D.C. is overrun with wonks and writers and their book parties. But this evening, a book party in West End is no run-of-the-mill affair. The celebration will honor some elementary-school writers and the enlightening new book to which they contributed.
“I Live Real Close To Where You Used To Live: Kid’s Letters to Michelle Obama (and Sasha, Malia & Bo) (McSweeney’s, 2010) is a collection from students across the country.
Some of my favorite excerpts of the letters to the First Lady::
“Please send money. I love princesses.”
“Try to keep drugs off the streets. Robots may be able to help you.”
“My parents are divorced. I am having trouble moving on. Do you have any tips? I am confused and sad.”
“A smelly foot should be a foot that has a nose on it. Do you have a nose on your foot?”
“You are eating 100 percent healthy. Can you put my dad in a job?”
The book was a joint effort by the students and the volunteers who tutor them through non-profit centers, called 826, which offer disadvantaged kids free tutoring, writing workshops and literary outlets.
826DC is composed of a group of mostly twenty-somethings who work out of a storefront in Columbia Heights.
The center itself is a little hard to find. To get there, you have to walk through “The Museum of Unnatural History,”decorated with dangling dinosaur bones and solar systems.
Its unconventional entrance is thanks to Gen X literary lion Dave Eggers., who co-founded the eight 826 centers.
As the story goes, when Eggers tried to open the first center, located at 826 Valencia Street in San Francisco, he was told the building was zoned for retail andmust have some kind of store. Eggers complied by opening a pirate shop. He sells peg legs and eye patches.

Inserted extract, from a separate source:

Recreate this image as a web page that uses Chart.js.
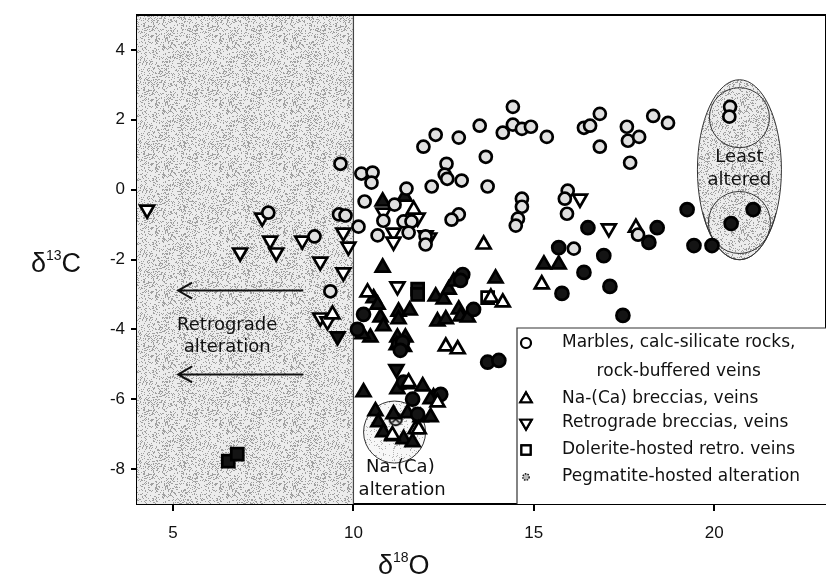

Every center thereafter came with a mandate to be named 826 and be fronted by quirky retail.
Joe Callahan, the 826DC director and a longtime acquaintance of mine, said his “museum” shop draws curious foot traffic. And the more people who learn about 826, the better.
Callahan oversees a tiny staff that includes a deputy, a handful of unpaid interns and dozens of active volunteers. They teach hundreds of local kids the basics of story, plot and narrative and they are always looking for more help.
Besides nationwide efforts like the “Letters” book, volunteers also help students publish their own smaller books to take home. These are real, bound publications that look and feel as serious as they’re intended to be. Each one deserve its own party.